Since The Maccabees folded back in 2017, frontman Orlando Weeks had been somewhat of a slow burning individual when it came to embarking on a solo career. While the desire was clearly there, his output was always very scattered and never really felt like it was going to amount to anything more than a few singles here and there. But with the birth of his first child completely redesigning his approach to both life and his creative spirit, he has found a muse in his son that he looks to project throughout his debut solo album 'A Quickening', a release that looks to examine the more subtle and beautiful moments in one's life.

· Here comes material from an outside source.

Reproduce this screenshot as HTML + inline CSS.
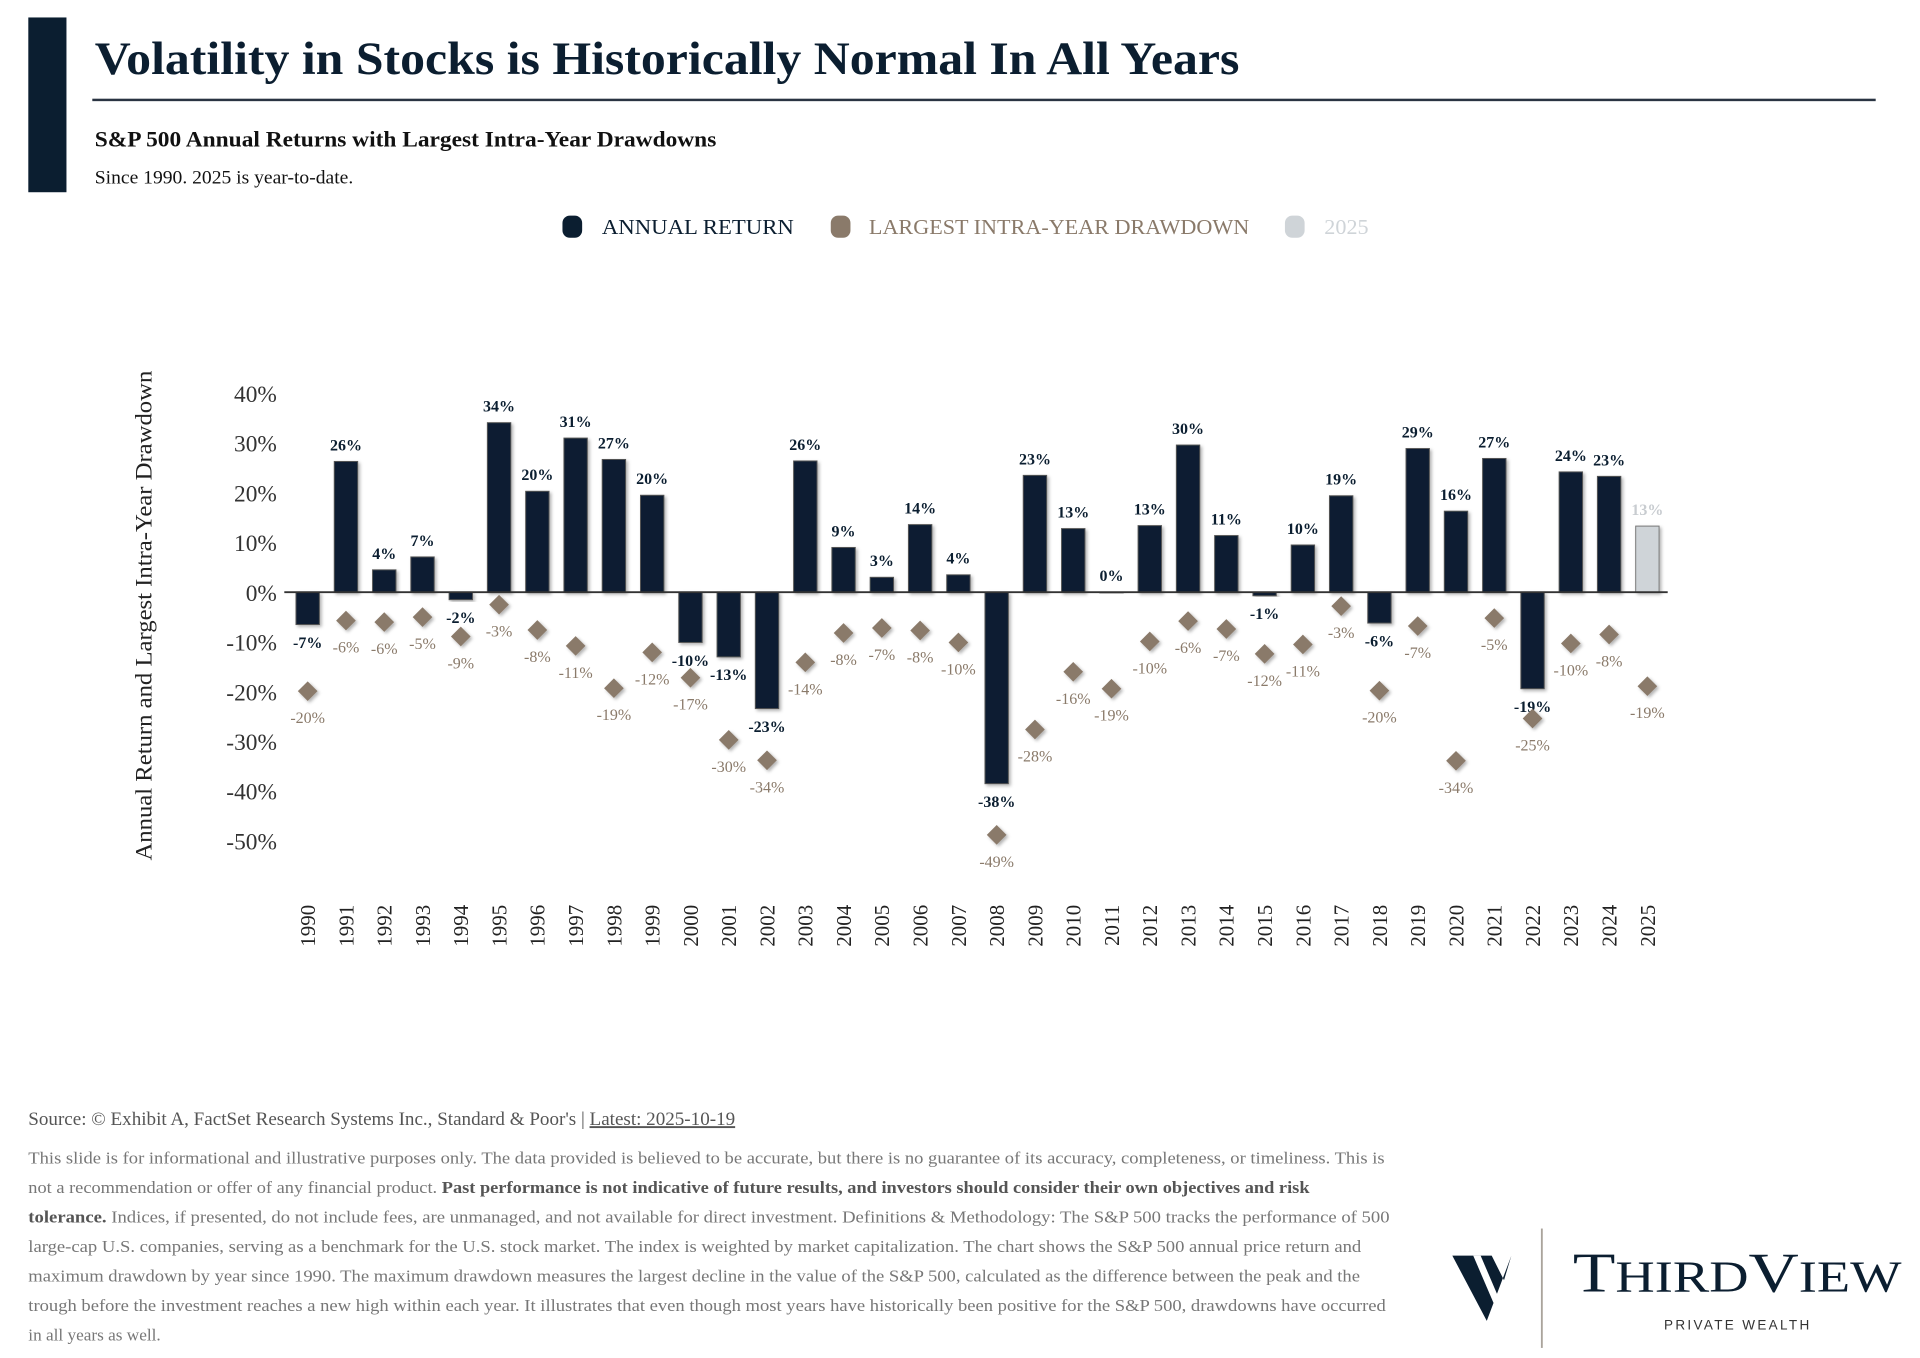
<!DOCTYPE html>
<html><head><meta charset="utf-8">
<style>
html,body{margin:0;padding:0;background:#fff;}
svg{display:block;}
text{font-family:"Liberation Serif",serif;}
</style></head>
<body>
<svg id="root" width="1920" height="1358" viewBox="0 0 1560 1103" xmlns="http://www.w3.org/2000/svg">
<defs>
<filter id="sh" x="-30%" y="-30%" width="160%" height="160%"><feDropShadow dx="1.5" dy="1.5" stdDeviation="1.2" flood-color="#000" flood-opacity="0.3"/></filter>
</defs>
<rect x="23" y="14" width="31" height="142" fill="#0b1e30"/>
<text x="77" y="60" font-size="38" font-weight="bold" fill="#0b1e30" textLength="930" lengthAdjust="spacingAndGlyphs">Volatility in Stocks is Historically Normal In All Years</text>
<rect x="75" y="80" width="1449" height="2" fill="#2a3442"/>
<text x="77" y="119" font-size="18" font-weight="bold" fill="#111" textLength="505" lengthAdjust="spacingAndGlyphs">S&amp;P 500 Annual Returns with Largest Intra-Year Drawdowns</text>
<text x="77" y="149" font-size="15" fill="#111" textLength="210" lengthAdjust="spacingAndGlyphs">Since 1990. 2025 is year-to-date.</text>
<g>
<g><rect x="457" y="175" width="16" height="18" rx="6" fill="#0b1e30"/><text x="489" y="190" font-size="17" fill="#0b1e30" textLength="156" lengthAdjust="spacingAndGlyphs">ANNUAL RETURN</text></g>
<g><rect x="675" y="175" width="16" height="18" rx="6" fill="#8a7a6a"/><text x="706" y="190" font-size="17" fill="#8a7a6a" textLength="309" lengthAdjust="spacingAndGlyphs">LARGEST INTRA-YEAR DRAWDOWN</text></g>
<g><rect x="1044" y="175" width="16" height="18" rx="6" fill="#cfd4d8"/><text x="1076" y="190" font-size="17" fill="#cfd4d8" textLength="36" lengthAdjust="spacingAndGlyphs">2025</text></g>
</g>
<text transform="translate(123,500) rotate(-90)" text-anchor="middle" font-size="19" fill="#222" textLength="398" lengthAdjust="spacingAndGlyphs">Annual Return and Largest Intra-Year Drawdown</text>
<g id="plot"></g>

<text x="23" y="914" font-size="15.5" fill="#555">Source: © Exhibit A, FactSet Research Systems Inc., Standard &amp; Poor's | <tspan text-decoration="underline">Latest: 2025-10-19</tspan></text>
<g font-size="14" fill="#777">
<text x="23" y="945" textLength="1102" lengthAdjust="spacingAndGlyphs">This slide is for informational and illustrative purposes only. The data provided is believed to be accurate, but there is no guarantee of its accuracy, completeness, or timeliness. This is</text>
<text x="23" y="969" textLength="1041" lengthAdjust="spacingAndGlyphs">not a recommendation or offer of any financial product. <tspan font-weight="bold" fill="#555">Past performance is not indicative of future results, and investors should consider their own objectives and risk</tspan></text>
<text x="23" y="993" textLength="1106" lengthAdjust="spacingAndGlyphs"><tspan font-weight="bold" fill="#555">tolerance.</tspan> Indices, if presented, do not include fees, are unmanaged, and not available for direct investment. Definitions &amp; Methodology: The S&amp;P 500 tracks the performance of 500</text>
<text x="23" y="1017" textLength="1083" lengthAdjust="spacingAndGlyphs">large-cap U.S. companies, serving as a benchmark for the U.S. stock market. The index is weighted by market capitalization. The chart shows the S&amp;P 500 annual price return and</text>
<text x="23" y="1041" textLength="1082" lengthAdjust="spacingAndGlyphs">maximum drawdown by year since 1990. The maximum drawdown measures the largest decline in the value of the S&amp;P 500, calculated as the difference between the peak and the</text>
<text x="23" y="1065" textLength="1103" lengthAdjust="spacingAndGlyphs">trough before the investment reaches a new high within each year. It illustrates that even though most years have historically been positive for the S&amp;P 500, drawdowns have occurred</text>
<text x="23" y="1089">in all years as well.</text>
</g>
<g>
<polygon points="1180,1020 1212,1020 1222,1040 1228,1020 1208,1073" fill="#0b1e30"/>
<polygon points="1197,1020 1203,1020 1218,1055 1215,1062" fill="#fff"/>
<rect x="1252" y="998" width="1.5" height="97" fill="#aaa49c"/>
<text x="1278" y="1049" font-size="46" fill="#0b1e30" textLength="267" lengthAdjust="spacingAndGlyphs">T<tspan font-size="36">HIRD</tspan>V<tspan font-size="36">IEW</tspan></text>
<text x="1352" y="1080" font-family="Liberation Sans, sans-serif" font-size="11" fill="#333" textLength="118" lengthAdjust="spacing" style="font-family:'Liberation Sans',sans-serif">PRIVATE WEALTH</text>
</g>
</svg>
<script>
const years = [1990,1991,1992,1993,1994,1995,1996,1997,1998,1999,2000,2001,2002,2003,2004,2005,2006,2007,2008,2009,2010,2011,2012,2013,2014,2015,2016,2017,2018,2019,2020,2021,2022,2023,2024,2025];
const annualReturns = [-6.5,26.3,4.5,7.1,-1.5,34.1,20.3,31.0,26.7,19.5,-10.1,-13.0,-23.4,26.4,9.0,3.0,13.6,3.5,-38.5,23.5,12.8,0.0,13.4,29.6,11.4,-0.7,9.5,19.4,-6.2,28.9,16.3,26.9,-19.4,24.2,23.3,13.3];
const returnLabels = ["-7%","26%","4%","7%","-2%","34%","20%","31%","27%","20%","-10%","-13%","-23%","26%","9%","3%","14%","4%","-38%","23%","13%","0%","13%","30%","11%","-1%","10%","19%","-6%","29%","16%","27%","-19%","24%","23%","13%"];
const drawdowns = [-19.9,-5.7,-6.0,-5.0,-8.9,-2.5,-7.6,-10.8,-19.3,-12.1,-17.2,-29.7,-33.8,-14.1,-8.2,-7.2,-7.7,-10.1,-48.8,-27.6,-16.0,-19.4,-9.9,-5.8,-7.4,-12.4,-10.5,-2.8,-19.8,-6.8,-33.9,-5.2,-25.4,-10.3,-8.5,-18.9];
const drawdownLabels = ["-20%","-6%","-6%","-5%","-9%","-3%","-8%","-11%","-19%","-12%","-17%","-30%","-34%","-14%","-8%","-7%","-8%","-10%","-49%","-28%","-16%","-19%","-10%","-6%","-7%","-12%","-11%","-3%","-20%","-7%","-34%","-5%","-25%","-10%","-8%","-19%"];
const yTicks = [40,30,20,10,0,-10,-20,-30,-40,-50];
const yTickLabels = ["40%","30%","20%","10%","0%","-10%","-20%","-30%","-40%","-50%"];

const NS = "http://www.w3.org/2000/svg";
const plot = document.getElementById('plot');
const y0 = 481, pxPer = 4.04;
const yScale = v => y0 - v * pxPer;
const xScale = i => 250 + i * 31.1;
function mk(tag, attrs, txt){
  const e = document.createElementNS(NS, tag);
  for (const k in attrs) e.setAttribute(k, attrs[k]);
  if (txt !== undefined) e.textContent = txt;
  plot.appendChild(e);
  return e;
}
yTicks.forEach((t,i)=>{
  const e = mk('text',{x:225,y:yScale(t)+7,'text-anchor':'end','font-size':19,fill:'#333'},yTickLabels[i]);
  
  
});
years.forEach((yr,i)=>{
  const x = xScale(i), v = annualReturns[i];
  const is25 = yr === 2025;
  const top = Math.min(yScale(v), y0), h = Math.max(Math.abs(yScale(v)-y0), 0.5);
  const b = mk('rect',{x:x-9.5,y:top,width:19,height:h,fill:is25?'#cfd4d8':'#0b1e30',stroke:is25?'#777':'#555','stroke-width':0.8,filter:'url(#sh)'});
  
  
  const ly = v >= 0 ? yScale(v) - 9 : yScale(v) + 19;
  const l = mk('text',{x:x,y:ly,'text-anchor':'middle','font-size':13,'font-weight':'bold',fill:is25?'#c8ccd0':'#0b1e30'},returnLabels[i]);
  
  
  const dy = yScale(drawdowns[i]);
  const d = mk('polygon',{points:`${x},${dy-8} ${x+8},${dy} ${x},${dy+8} ${x-8},${dy}`,fill:'#8a7a6a',filter:'url(#sh)'});
  
  
  const dl = mk('text',{x:x,y:dy+26,'text-anchor':'middle','font-size':13,fill:'#8a7a6a'},drawdownLabels[i]);
  
  
  const yl = mk('text',{transform:`translate(${x+6},735) rotate(-90)`,'text-anchor':'end','font-size':17,fill:'#222'},String(yr));
  
  
});
const ax = mk('line',{x1:231,x2:1355,y1:y0,y2:y0,stroke:'#333','stroke-width':1.5});


</script>
</body></html>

Fans of The Maccabees will be pleasantly surprised at just how far removed this new collection is from their usual output. While he still looks to bring that same wistful vocal performance to his solo guise, the album's overall tone is far more ethereal and atmospheric than many would have expected. But fatherhood has proven to be more than just a schism in his life, it has completely transformed the direction he has wanted to take his music in, making 'A Quickening' a far more humbled and lo-fi record that sees him emerge from the adolescent chrysalis of his former self and unveil a more matured and progressive individual throughout.
Much like the solo work of Thom Yorke and Matt Berninger, 'A Quickening' looks to draw a line in the sand between himself and The Maccabees, showing us that while that time was a huge influence on him, it is now very much a part of the past. Orlando Weeks is now a whole new man, and this new release shows that in all its elegant beauty.